Il fotografo deve esercitare la virtù della pazienza in modo eroico; poi deve avere la capacità di guardare i dettagli più piccoli della composizione, mai superflui anche se apparentemente secondari, e deve infine muoversi nel misterioso campo della memoria (è vero che ciò che è stato fotografato esiste realmente in quel pezzo di carta ma è anche vero che, proprio nel momento in cui si guarda la fotografia, non c’è più).
Qual è il classico della letteratura necessario alla formazione di ogni fotografo? Quale libro mette a dura prova la pazienza del lettore? Quale libro è un fiorire continuo di inquadrature piene di particolari, nessuno dei quali casuale o superfluo? Quale libro si muove sollecitato dai ricordi?
Alla ricerca del tempo perduto di Marcel Proust.

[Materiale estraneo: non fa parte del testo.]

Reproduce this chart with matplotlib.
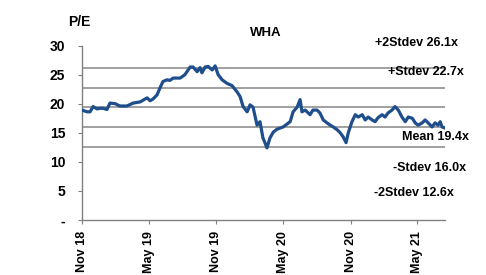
import numpy as np
import matplotlib
matplotlib.use("Agg")
import matplotlib.pyplot as plt
import matplotlib.dates as mdates

plt.rcParams['font.family'] = ['Liberation Sans', 'DejaVu Sans']

# P/E readings (dates, values)
dates = ["2018-11-01", "2018-11-15", "2018-11-23", "2018-12-01", "2018-12-12", "2018-12-20",
         "2018-12-28", "2019-01-08", "2019-01-16", "2019-01-30", "2019-02-12", "2019-03-03",
         "2019-03-20", "2019-04-08", "2019-04-27", "2019-05-05", "2019-05-13", "2019-05-24",
         "2019-06-01", "2019-06-09", "2019-06-20", "2019-06-28", "2019-07-07", "2019-07-26",
         "2019-08-08", "2019-08-22", "2019-08-30", "2019-09-10", "2019-09-18", "2019-09-23",
         "2019-10-02", "2019-10-10", "2019-10-21", "2019-10-29", "2019-11-06", "2019-11-17",
         "2019-11-30", "2019-12-14", "2019-12-28", "2020-01-05", "2020-01-13", "2020-01-24",
         "2020-02-01", "2020-02-09", "2020-02-20", "2020-02-28", "2020-03-07", "2020-03-13",
         "2020-03-18", "2020-03-26", "2020-04-04", "2020-04-14", "2020-05-01", "2020-05-20",
         "2020-05-28", "2020-06-08", "2020-06-16", "2020-06-21", "2020-06-30", "2020-07-13",
         "2020-07-21", "2020-08-01", "2020-08-09", "2020-08-18", "2020-08-28", "2020-09-06",
         "2020-09-14", "2020-09-25", "2020-10-03", "2020-10-11", "2020-10-19", "2020-10-25",
         "2020-11-04", "2020-11-13", "2020-11-21", "2020-12-02", "2020-12-10", "2020-12-18",
         "2020-12-29", "2021-01-06", "2021-01-14", "2021-01-25", "2021-02-02", "2021-02-10",
         "2021-02-21", "2021-03-01", "2021-03-10", "2021-03-20", "2021-03-29", "2021-04-06",
         "2021-04-17", "2021-04-25", "2021-05-03", "2021-05-14", "2021-05-22", "2021-05-30",
         "2021-06-10", "2021-06-18", "2021-06-26", "2021-07-02", "2021-07-07", "2021-07-15"]
pe = [18.9, 18.6, 18.6, 19.5, 19.1, 19.2,
      19.2, 19.0, 20.1, 20.0, 19.6, 19.6,
      20.1, 20.3, 21.0, 20.5, 20.8, 21.5,
      22.7, 23.8, 24.1, 24.0, 24.4, 24.4,
      25.0, 26.3, 26.3, 25.5, 26.2, 25.3,
      26.3, 26.4, 25.8, 26.5, 25.0, 24.1,
      23.5, 23.1, 22.0, 21.2, 19.5, 18.6,
      19.8, 19.4, 16.3, 16.9, 14.1, 13.2,
      12.4, 14.1, 15.1, 15.6, 16.0, 16.9,
      18.6, 19.4, 20.7, 18.6, 18.9, 18.1,
      18.9, 18.9, 18.4, 17.2, 16.7, 16.3,
      16.0, 15.5, 15.0, 14.3, 13.3, 15.0,
      16.9, 18.1, 17.7, 18.1, 17.2, 17.7,
      17.2, 16.9, 17.6, 18.1, 17.7, 18.4,
      18.9, 19.5, 18.9, 17.7, 16.9, 17.7,
      17.5, 16.7, 16.3, 16.7, 17.2, 16.7,
      16.0, 16.7, 16.3, 16.9, 16.0, 15.8]

band_values = [26.1, 22.7, 19.4, 16.0, 12.6]
band_labels = ["+2Stdev 26.1x", "+Stdev 22.7x", "Mean 19.4x", "-Stdev 16.0x", "-2Stdev 12.6x"]
tick_dates = ["2018-11-01", "2019-05-01", "2019-11-01", "2020-05-01", "2020-11-01", "2021-05-01"]
y_ticks = [0, 5, 10, 15, 20, 25, 30]
y_ticklabels = ["-", "5", "10", "15", "20", "25", "30"]

x = np.array(dates, dtype="datetime64[D]")

W, H = 486, 275
fig = plt.figure(figsize=(W / 100, H / 100), dpi=100)
ax = fig.add_axes([82 / W, 1 - 220 / H, (445 - 82) / W, (220 - 45.5) / H])

for v in band_values:
    ax.axhline(v, color="#a0a0a0", lw=1.4, zorder=1)
ax.plot(x, pe, color="#1f4e8c", lw=2.3, zorder=3)

ax.set_xlim(np.datetime64("2018-11-01"), np.datetime64("2021-07-15"))
ax.set_ylim(0, 30)
ax.set_yticks(y_ticks)
ax.set_yticklabels(y_ticklabels, fontsize=10, fontweight="bold")
ax.set_xticks(np.array(tick_dates, dtype="datetime64[D]"))
ax.xaxis.set_major_formatter(mdates.DateFormatter("%b %y"))
for lab in ax.get_xticklabels():
    lab.set_rotation(90)
    lab.set_fontsize(9)
    lab.set_fontweight("bold")

for s in ["top", "right"]:
    ax.spines[s].set_visible(False)
for s in ["left", "bottom"]:
    ax.spines[s].set_color("#808080")
    ax.spines[s].set_linewidth(1.0)
ax.tick_params(axis="both", length=3, color="#808080")
ax.tick_params(axis="y", pad=9)
ax.tick_params(axis="x", pad=5)

fig.text(79 / W, 1 - 22 / H, "P/E", fontsize=10, fontweight="bold", ha="center", va="center")
fig.text(266 / W, 1 - 33 / H, "WHA", fontsize=9.5, fontweight="bold", ha="center", va="center")

label_pos = [(458, 43), (464, 72), (469, 137), (466, 168), (454, 193)]
for (px, py), lab in zip(label_pos, band_labels):
    fig.text(px / W, 1 - py / H, lab, fontsize=9, fontweight="bold", ha="right", va="center")

fig.savefig("out.png", dpi=100)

Proust chiama “intermittenza del cuore” quell’accadimento imprevisto che fa scattare involontariamente i ricordi: un odore, un sapore, il rumore di un cucchiaio contro un piatto, la ruvidezza di un tovagliolo inamidato, il dislivello in un gradino avvertito dal piede…
Che cosa è questa intermittenza del cuore se non il punctum che Barthes riscontra in alcune fotografie?
Anche se il rapporto tra Proust e la fotografia resta ambiguo, il mondo dei fotografi si divide in due: quelli che hanno già letto e quelli che ancora non hanno letto La ricerca. Questi ultimi hanno molta strada da fare.